Hump Day Crush: The Stories We Tell

Storytelling is in our nature.

We do it to avoid unpleasant things and to make ourselves appear more enticing to others. We do it because we want something to be true. We do it to admonish ourselves. Sometimes we do it knowingly. Other times it sneaks up on us and we don’t even realize we’re doing it.

Regardless of the reason, the stories we tell can impact our relationships.

The most important relationship a story can effect is our relationship with ourselves.

If we tell good stories, good things can come into being. Good stories are based on truth, fact and good intention. They focus not only on what we want to bring into being, but on how we’re going to do it.

If we tell bad stories, bad things can happen. Bad stories are also known as lies. Lies are based on false pretense, illusions and negative emotions. They focus on things we want but that are improbable (at best) and often have no process of achievement behind them.
During those oh-so-important socially formative years known as the tweens and teens, I told a lot of stories. Some of them were good and hopeful, but most of them were lies I told myself. Most of them were attempts at explaining and justifying actions of myself and others without taking responsibility or seeking understanding.

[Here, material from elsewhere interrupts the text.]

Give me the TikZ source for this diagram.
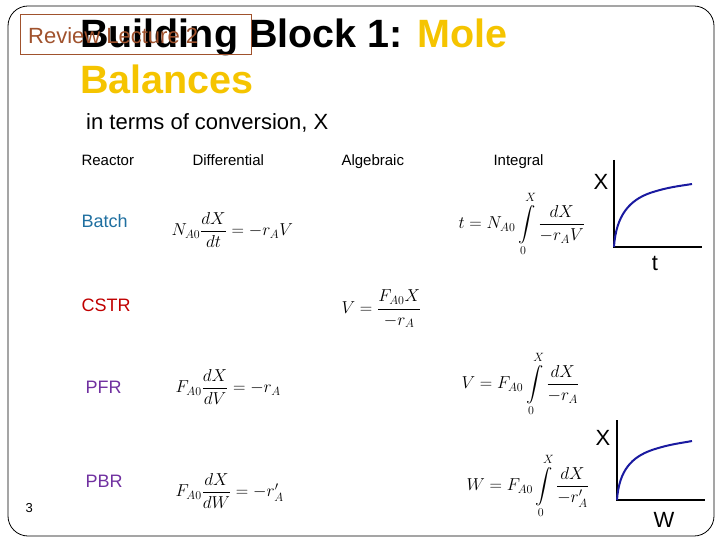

The most negative and self-destructive of those stories were planted in my mind by my peers. I was, without a doubt, a bit socially awkward. And I most definitely did not fit the appearance mold of the “popular kid” in any way. As such I was predictably the target of some teen-age stigmatizing and hazing. Nothing too blatant and rarely anything physical. No, my peers were a little more creative than that.

They convinced me I was in love with perhaps the most unattainable girl in my class. I’ve told part of that story before. The important part here is that they weren’t completely at fault–I let them do it. I bought into the story. Why? Because I wanted so badly to believe it was true.

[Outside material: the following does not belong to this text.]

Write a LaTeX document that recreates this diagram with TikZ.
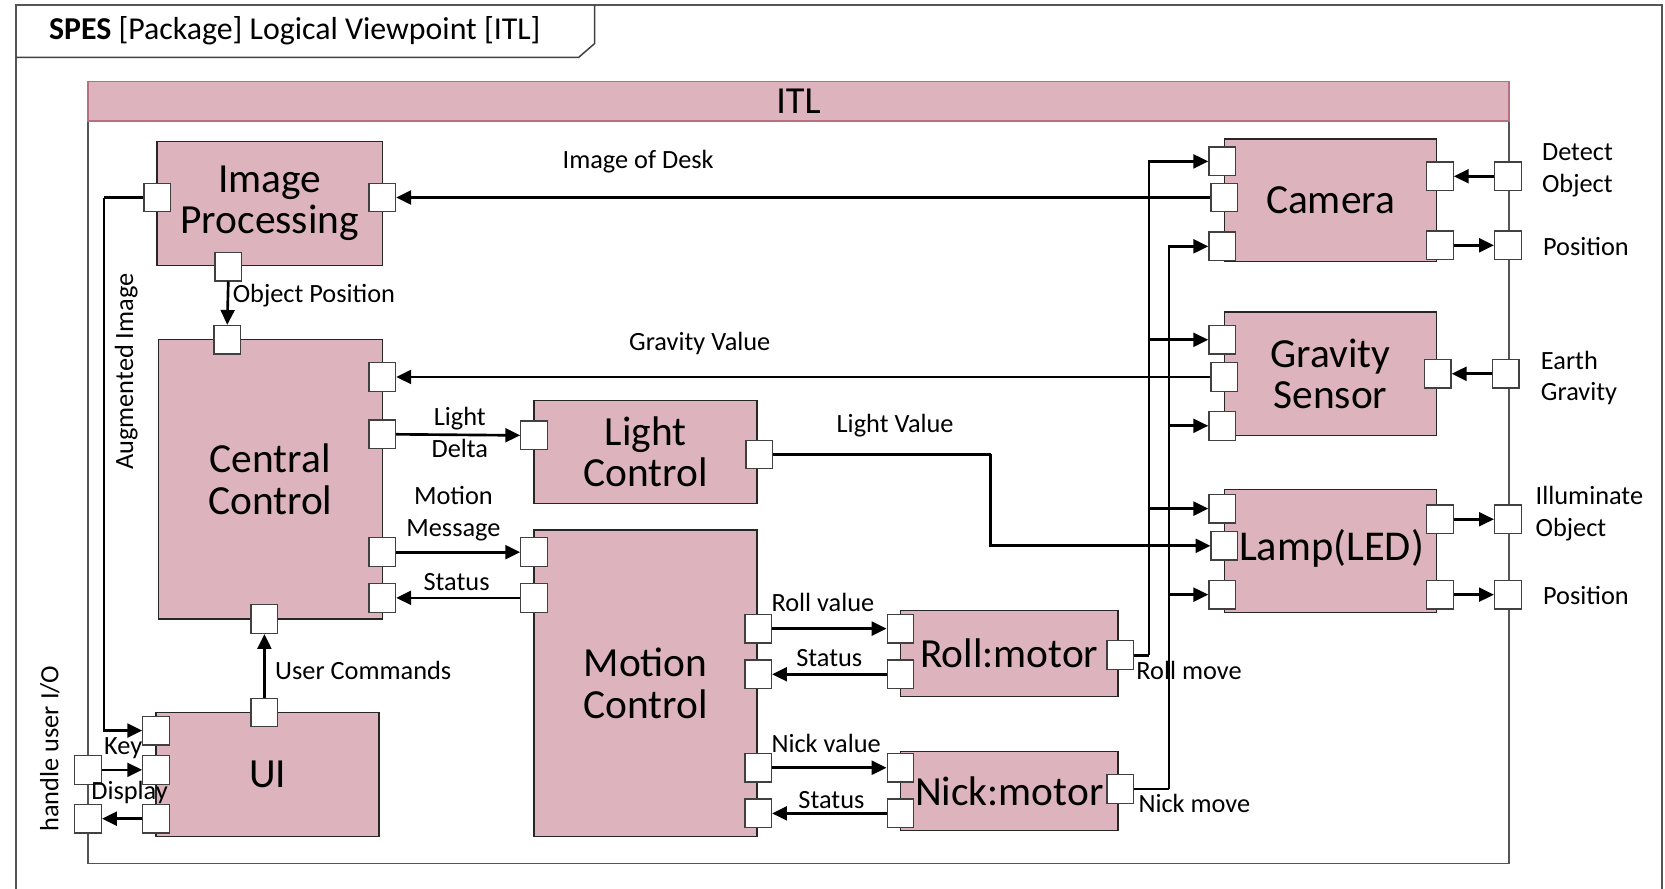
\documentclass[tikz,border=0pt]{standalone}
\usepackage{fontspec}
\setmainfont{Carlito}
\usetikzlibrary{arrows.meta,calc}
\definecolor{boxpink}{HTML}{DDB4BD}
\definecolor{barborder}{HTML}{B87080}
\definecolor{framegray}{HTML}{555555}
\tikzset{
  blk/.style={draw=black!85, line width=1.3pt, fill=boxpink, inner sep=0pt, align=center,
    font=\fontsize{39}{39}\selectfont},
  port/.style={draw=black!75, line width=1.2pt, fill=white, minimum width=25pt, minimum height=27pt, inner sep=0pt},
  wire/.style={line width=2.5pt, black},
  arr/.style={wire, -{Triangle[length=14pt,width=13pt]}},
  lbl/.style={font=\fontsize{24.8}{30}\selectfont, inner sep=0pt, align=center},
  lbll/.style={font=\fontsize{24.8}{30}\selectfont, inner sep=0pt, align=left, anchor=west},
}
\begin{document}
\begin{tikzpicture}[x=1pt,y=-1pt]
\useasboundingbox (0,0) rectangle (1568,837);
\fill[white] (0,0) rectangle (1568,837);
% outer frame
\draw[framegray, line width=1.5pt] (15,845) -- (15,4.5) -- (1565,4.5) -- (1565,845);
\draw[black!75, line width=1.4pt] (15,54) -- (545,54) -- (560,41) -- (560,4.5);
\node[anchor=west, inner sep=0pt, font=\fontsize{30}{32}\selectfont] (hdr) at (46,29) {\textbf{SPES} [Package] Logical Viewpoint [ITL]};
% ITL box
\draw[framegray, line width=1.3pt] (83,77) rectangle (1421,813);
\node[draw=barborder, line width=1.3pt, fill=boxpink, minimum width=1338pt, minimum height=37pt, inner sep=0pt,
  font=\fontsize{36}{36}\selectfont] (itl) at (752,95.5) {ITL};

% blocks
\node[blk, minimum width=212pt, minimum height=117pt] (ip) at (254,191.5) {Image\\Processing};
\node[blk, minimum width=211pt, minimum height=263pt] (cc) at (254.5,451.5) {Central\\Control};
\node[blk, minimum width=210pt, minimum height=117pt] (ui) at (252,729.5) {UI};
\node[blk, minimum width=210pt, minimum height=97pt] (lc) at (608,425.5) {Light\\Control};
\node[blk, minimum width=210pt, minimum height=289pt] (mc) at (608,643.5) {Motion\\Control};
\node[blk, minimum width=205pt, minimum height=81pt] (roll) at (950.5,615.5) {Roll:motor};
\node[blk, minimum width=205pt, minimum height=74pt] (nick) at (950.5,745) {Nick:motor};
\node[blk, minimum width=200pt, minimum height=115pt] (cam) at (1253,188.5) {Camera};
\node[blk, minimum width=200pt, minimum height=116pt] (grav) at (1253,352) {Gravity\\Sensor};
\node[blk, minimum width=200pt, minimum height=116pt] (lamp) at (1253,519) {};
\node[font=\fontsize{40}{40}\selectfont, inner sep=0pt] (lamptxt) at (1254,516) {Lamp(LED)};

% ports
\node[port] (ipL) at (148,186) {};
\node[port] (ipR) at (360,186) {};
\node[port] (ipB) at (215,251) {};
\node[port] (ccT) at (214,320) {};
\node[port] (ccR1) at (360,355) {};
\node[port] (ccR2) at (360,409) {};
\node[port] (ccR3) at (360,520) {};
\node[port] (ccR4) at (360,563) {};
\node[port] (ccB) at (249,583) {};
\node[port] (uiT) at (249,671) {};
\node[port] (ui1) at (147,688) {};
\node[port] (ui2) at (147,725) {};
\node[port] (ui3) at (147,771) {};
\node[port] (bKey) at (83,725) {};
\node[port] (bDisp) at (83,771) {};
\node[port] (lcL) at (503,410) {};
\node[port] (lcR) at (715,428) {};
\node[port] (mcL1) at (503,520) {};
\node[port] (mcL2) at (503,563) {};
\node[port] (mcR1) at (714,592) {};
\node[port] (mcR2) at (714,635) {};
\node[port] (mcR3) at (714,723) {};
\node[port] (mcR4) at (714,766) {};
\node[port] (rollL1) at (848,592) {};
\node[port] (rollL2) at (848,635) {};
\node[port] (rollR) at (1055,617) {};
\node[port] (nickL1) at (848,723) {};
\node[port] (nickL2) at (848,766) {};
\node[port] (nickR) at (1055,743) {};
\node[port] (cam1) at (1151,152) {};
\node[port] (cam2) at (1153,186) {};
\node[port] (cam3) at (1151,232) {};
\node[port] (camR1) at (1356,166) {};
\node[port] (camR2) at (1356,231) {};
\node[port] (bCam1) at (1420,166) {};
\node[port] (bCam2) at (1420,231) {};
\node[port] (grav1) at (1151,320) {};
\node[port] (grav2) at (1153,355) {};
\node[port] (grav3) at (1151,401) {};
\node[port] (gravR) at (1354,352) {};
\node[port] (bGrav) at (1418,352) {};
\node[port] (lamp1) at (1151,479) {};
\node[port] (lamp2) at (1153,514) {};
\node[port] (lamp3) at (1151,560) {};
\node[port] (lampR1) at (1356,489) {};
\node[port] (lampR2) at (1356,560) {};
\node[port] (bLamp1) at (1420,489) {};
\node[port] (bLamp2) at (1420,560) {};

% junction coordinates
\coordinate (aj) at (98,186);
\coordinate (lj) at (933,428);
\coordinate (rj) at (1082,617);
\coordinate (nj) at (1101,743);

% connectors
\draw[arr] (cam2.west) -- (ipR.east);
\draw[arr] (ipB.south) -- (ccT.north);
\draw[arr] (grav2.west) -- (ccR1.east);
\draw[arr] (ccR2.east) -- (lcL.west);
\draw[arr] (ccR3.east) -- (mcL1.west);
\draw[arr] (mcL2.west) -- (ccR4.east);
\draw[arr] (uiT.north) -- (ccB.south);
\draw[wire] (ipL.west) -- (aj);
\draw[arr] (aj) |- (ui1.west);
\draw[arr] (bKey.east) -- (ui2.west);
\draw[arr] (ui3.west) -- (bDisp.east);
\draw[wire] (lcR.east) -- (lj);
\draw[arr] (lj) |- (lamp2.west);
\draw[arr] (mcR1.east) -- (rollL1.west);
\draw[arr] (rollL2.west) -- (mcR2.east);
\draw[arr] (mcR3.east) -- (nickL1.west);
\draw[arr] (nickL2.west) -- (mcR4.east);
\draw[wire] (rollR.east) -- (rj);
\draw[arr] (rj) |- (cam1.west);
\draw[arr] (rj) |- (grav1.west);
\draw[arr] (rj) |- (lamp1.west);
\draw[wire] (nickR.east) -- (nj);
\draw[arr] (nj) |- (cam3.west);
\draw[arr] (nj) |- (grav3.west);
\draw[arr] (nj) |- (lamp3.west);
\draw[arr] (bCam1.west) -- (camR1.east);
\draw[arr] (camR2.east) -- (bCam2.west);
\draw[arr] (bGrav.west) -- (gravR.east);
\draw[arr] (lampR1.east) -- (bLamp1.west);
\draw[arr] (lampR2.east) -- (bLamp2.west);

% labels
\node[lbl] (tDesk) at (601,152) {Image of Desk};
\node[lbll] (tObj) at (219,278) {Object Position};
\node[lbl] (tGrav) at (659,323) {Gravity Value};
\node[lbl] (tLD) at (433,407.5) {Light\\Delta};
\node[lbl] (tMM) at (427,484) {Motion\\Message};
\node[lbl] (tSt1) at (430,548) {Status};
\node[lbll] (tUC) at (259,631) {User Commands};
\node[lbl, rotate=90] (tAug) at (119,350) {Augmented Image};
\node[lbl] (tKey) at (116,705) {Key};
\node[lbl] (tDisp) at (122,746) {Display};
\node[lbl, rotate=90] (tHUI) at (47,705) {handle user I/O};
\node[lbl] (tLV) at (843,401) {Light Value};
\node[lbl] (tRV) at (775,567) {Roll value};
\node[lbl] (tSt2) at (781,620) {Status};
\node[lbl] (tNV) at (778,700) {Nick value};
\node[lbl] (tSt3) at (783,753) {Status};
\node[lbll] (tRM) at (1070,631) {Roll move};
\node[lbll] (tNM) at (1072,757) {Nick move};
\node[lbll] (tDO) at (1452,160) {Detect\\Object};
\node[lbll] (tP1) at (1453,232) {Position};
\node[lbll] (tEG) at (1451,356) {Earth\\Gravity};
\node[lbll] (tIO) at (1446,484) {Illuminate\\Object};
\node[lbll] (tP2) at (1453,561) {Position};
\end{tikzpicture}
\end{document}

That deep desire–not a bad thing in and of itself–lead me to lie to myself. That one lie planted the seeds for dozens more that would undermine my social interactions for years. Some days I look back on those years and I’m amazed I survived. When I look back, though, I can see pretty clearly the bad stories I told myself and what I had to do to get on a less tragic track.

What did I do? I took a step back from myself. I looked at myself like I’d look at a character in a story. There really is nothing quite as odd as looking at yourself in the third person omniscient and for the first time seeing a bigger picture. Taking that stance pulled me above the blinders and roiling emotions that were confounding me.

Once my character was in context, I could begin to weed fact from hope and illusion from reality. It takes being very honest and tough on yourself to do that. That’s why a key part of any personal development is a willingness to face some hard truths and to let go of illusions we’ve wrapped ourselves in.

For me, the truth was I could have fit in if I had really wanted to. Deep down, however, I really wanted to be my own person and do things my own way. The social pressure of that tender age pushed in the opposite direction. The resulting conflict was the fertile ground where the bad story seeds grew.

The first relationship we have to get straight is the one we have with ourselves. We have to learn to be honest with ourselves, no matter how much it hurts or how much it shatters our cherished image of who we think we are. Very often we will find that we aren’t who we think we are and we’re not fooling anyone but ourselves by pretending. That’s something we can only see when we’ve taken that step back and looked at the whole story we’re trying to tell.

Once we have ourselves in context, we can more easily separate reality from fantasy. That ability–one that admittedly takes a lot of practice and is never quite fool proof–is the key to learning lessons from your crushes.

There are few stories as intriguing in our lives as those of love lost, found and never had. Through them, we can learn even more about ourselves and those around us. That’s what the Grown-Up Crush is all about–learning from our own stories.